Wir haben mit der Wien Energie einen großen Schritt vorwärts gemacht und sind bereits bei einem Wert von 87 Prozent, also viel höher als die Bundesquote. Wir haben in den vergangenen Jahren immer auf erneuerbare Energie gesetzt, wie auf die Photovoltaikoffensive. Auch die Geothermie kommt jetzt neu hinzu, wie die Großwärmepumpe in Simmering, die über 110.000 Haushalte klimaneutral im Bereich der Wärme versorgen wird. Aber wir brauchen auch Milliardeninvestitionen in die Wärmedämmung.

medianet: Gibt es ein Patentrezept, wie die kommenden Monate in puncto Energiekosten und Inflation für Wirtschaft und Bewohner erträglich gemacht werden können?
Hanke: Es ist ein intelligenter Mix und die Notwendigkeit, auf EU-Ebene das ‚Merit Order-Prinzip' zu bekämpfen. (Die teuerste Art der Stromerzeugung, zumeist durch Gas, bestimmt den Strompreis, Anm.)

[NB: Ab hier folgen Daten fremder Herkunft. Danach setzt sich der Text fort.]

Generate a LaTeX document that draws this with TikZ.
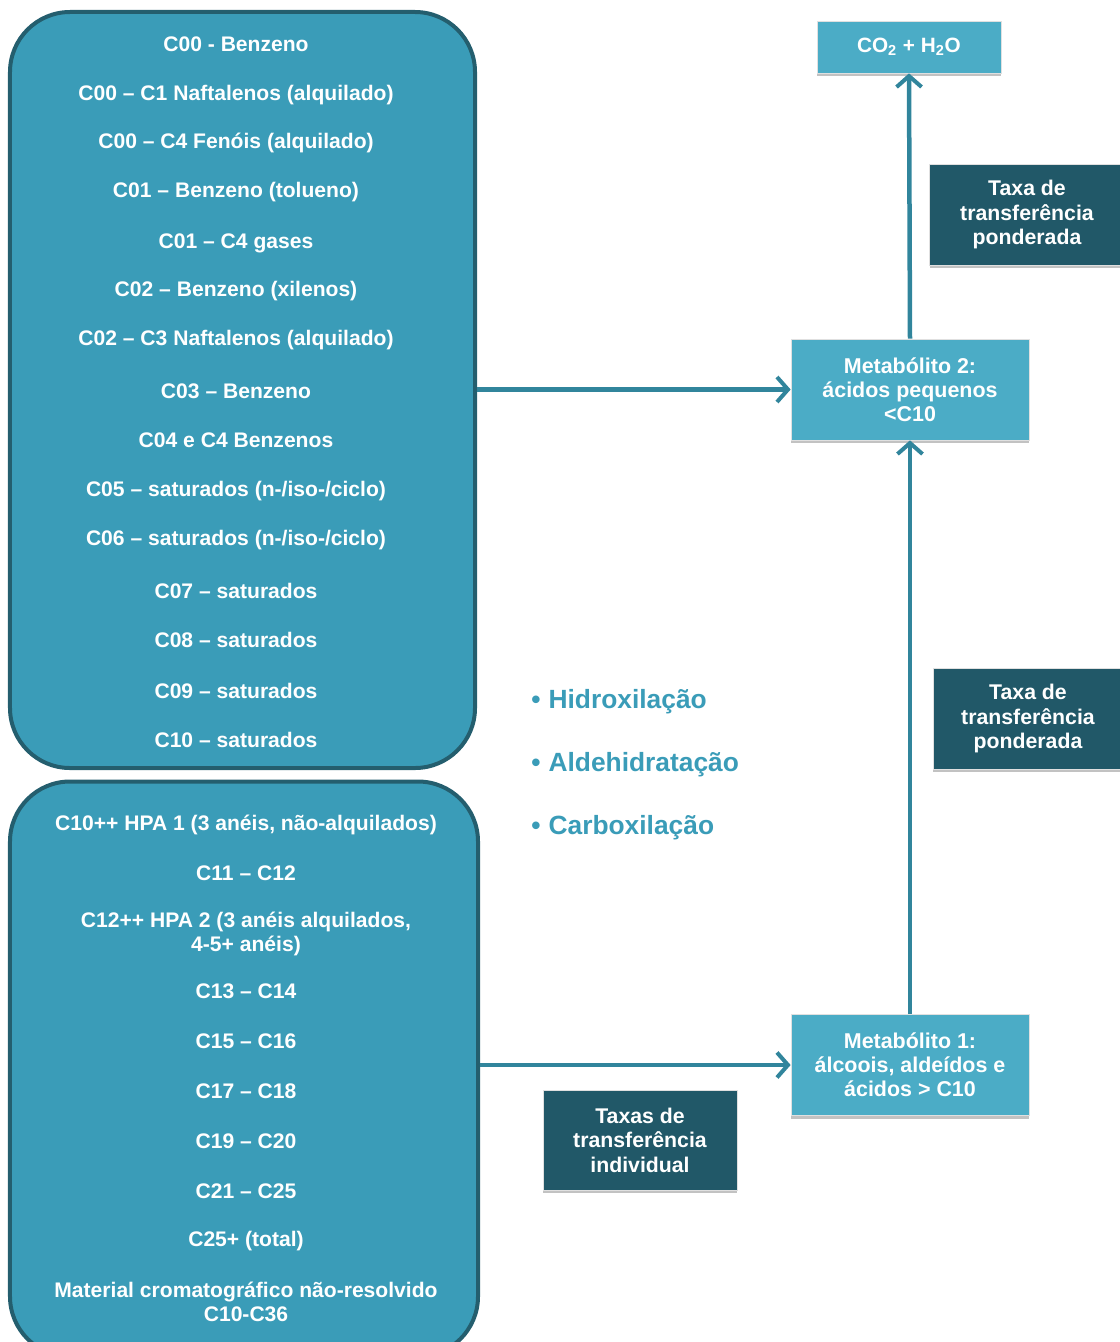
\documentclass[tikz,border=0pt]{standalone}
\usepackage{fontspec}
\setmainfont{Liberation Sans}
\usetikzlibrary{positioning,arrows.meta,shadows}
\definecolor{grpfill}{HTML}{3A9CB8}
\definecolor{grpline}{HTML}{245E6E}
\definecolor{metfill}{HTML}{4BACC6}
\definecolor{taxfill}{HTML}{215868}
\definecolor{flow}{HTML}{31859C}
\definecolor{bultxt}{HTML}{3A9CB8}
\tikzset{
  grpbox/.style ={draw=grpline, line width=0.8mm, rounded corners=12mm, fill=grpfill},
  item/.style   ={font=\fontsize{12}{13.6}\selectfont\bfseries, text=white, align=center, inner sep=0pt},
  met/.style    ={draw=white!88!black, line width=0.4pt, fill=metfill, text=white, align=center,
                  font=\fontsize{12.2}{13.6}\selectfont\bfseries,
                  drop shadow={shadow xshift=0pt, shadow yshift=-0.6mm, fill=black!40, opacity=0.6}},
  tax/.style    ={draw=white!88!black, line width=0.4pt, fill=taxfill, text=white, align=center,
                  font=\fontsize{12.1}{14}\selectfont\bfseries,
                  drop shadow={shadow xshift=0pt, shadow yshift=-0.6mm, fill=black!40, opacity=0.6}},
  bul/.style    ={font=\fontsize{15}{18}\selectfont\bfseries, text=bultxt, anchor=west, inner sep=0pt},
  flowarr/.style={-{Straight Barb[length=2.2mm, width=5mm, line width=0.8mm]}, line width=0.9mm, draw=flow},
}

\begin{document}
\begin{tikzpicture}[x=0.2mm, y=-0.2mm]
  \useasboundingbox (0,0) rectangle (1120,1342);

  % ---- left groups ----
  \node[grpbox, minimum width=93mm, minimum height=151.2mm] (upper) at (242.5,390) {};
  \node[grpbox, minimum width=93.6mm, minimum height=115mm] (lower) at (244,1069) {};

  \foreach \y/\t [count=\i] in {44/C00 - Benzeno,
      95/C00 -- C1 Naftalenos (alquilado),
      143/C00 -- C4 Fenóis (alquilado),
      192/C01 -- Benzeno (tolueno),
      243/C01 -- C4 gases,
      291/C02 -- Benzeno (xilenos),
      340/C02 -- C3 Naftalenos (alquilado),
      391/C03 -- Benzeno,
      440/C04 e C4 Benzenos,
      491/{C05 -- saturados (n-/iso-/ciclo)},
      540/{C06 -- saturados (n-/iso-/ciclo)},
      591/C07 -- saturados,
      640/C08 -- saturados,
      691/C09 -- saturados,
      740/C10 -- saturados}
    \node[item] (u\i) at (236,\y) {\t};

  \foreach \y/\t [count=\i] in {825/{C10++ HPA 1 (3 anéis, não-alquilados)},
      873/C11 -- C12,
      933.5/{C12++ HPA 2 (3 anéis alquilados,\\4-5+ anéis)},
      991/C13 -- C14,
      1041/C15 -- C16,
      1091/C17 -- C18,
      1141/C19 -- C20,
      1191/C21 -- C25,
      1241/C25+ (total),
      1302/{Material cromatográfico não-resolvido\\C10-C36}}
    \node[item] (l\i) at (246,\y) {\t};

  % ---- metabolites ----
  \node[met, font=\fontsize{11.8}{13}\selectfont\bfseries,
        minimum width=36.8mm, minimum height=10.4mm] (co2) at (909,47)
      {CO\textsubscript{2} + H\textsubscript{2}O};
  \node[met, minimum width=47.6mm, minimum height=20.2mm] (met2) at (910,389.5)
      {Metabólito 2:\\ácidos pequenos\\<C10};
  \node[met, minimum width=47.6mm, minimum height=20.2mm] (met1) at (910,1065)
      {Metabólito 1:\\álcoois, aldeídos e\\ácidos > C10};

  % ---- transfer rates ----
  \node[tax, minimum width=39mm, minimum height=20.2mm] (taxtop) at (1027,214.5)
      {Taxa de\\transferência\\ponderada};
  \node[tax, minimum width=38mm, minimum height=20.2mm] (taxmid) at (1028,718.5)
      {Taxa de\\transferência\\ponderada};
  \node[tax, minimum width=38.8mm, minimum height=20mm] (taxind) at (640,1140)
      {Taxas de\\transferência\\individual};

  % ---- processes ----
  \node[bul] (hidrox) at (531,702) {•\hspace{1.6mm}Hidroxilação};
  \node[bul] (aldeh)  at (531,765) {•\hspace{1.6mm}Aldehidratação};
  \node[bul] (carbox) at (531,828) {•\hspace{1.6mm}Carboxilação};

  % ---- flows ----
  \draw[flowarr] (upper.east |- met2.west) -- (met2.west);
  \draw[flowarr] (lower.east |- met1.west) -- (met1.west);
  \draw[flowarr] (met1.north) -- (met2.south);
  \draw[flowarr] (met2.north) -- (co2.south);

\end{tikzpicture}
\end{document}
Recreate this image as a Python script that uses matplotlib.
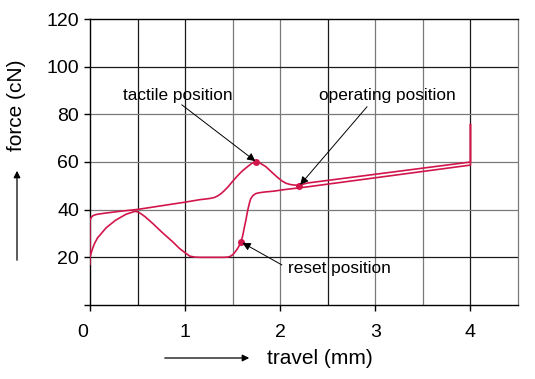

Auf Landesebene wird es eine Unterstützung anhand unseres vier Säulen-Systems geben. Das sind 250 Millionen Euro, die wir aufbringen, um an sozial Benachteiligte und bis in den Mittelstand Förderungen ausbezahlen zu können. Das muss relativ unbürokratisch, schnell und klar erfolgen. Das ist unser Ziel in den kommenden Monaten.

medianet: Fehlen die 250 Millionen an Unterstützung anderswo im Stadtbudget?
Hanke: Sie können nicht fehlen. Wir sind aufgefordert, gemeinsam eine Krise zu bewältigen, und hier ist jeder Euro, den wir in die Hand nehmen, gut investiert. Deshalb wird es uns auch in den Kernbereichen Soziales, Gesundheit und Bildung nicht fehlen.

medianet:
Gibt es einen großen Posten, bei dem Wien Energie einsparen kann?
Hanke: Wir haben in den vergangenen fünf Jahren intensiv an dieser Schraube gedreht und sind mit großem Abstand das energieeffizienteste Bundesland. Wir haben moderne Technologien, wie bei der Beleuchtung mit LED, bereits umgesetzt. Symbolisches Sparen kann da oder dort richtig sein, sollte aber nicht im Vordergrund stehen. Es gilt, sinnvolle Einsparungen vorzunehmen, und wir werden das Stück für Stück umsetzen.

medianet:
Und wie sparen Sie selbst im privaten Bereich Energie?
Hanke: Das Autofahren wird eingeschränkt, ich gehe zu Fuß, fahre mit dem Rad oder öffentlichen Verkehrsmitteln, wenn es möglich ist.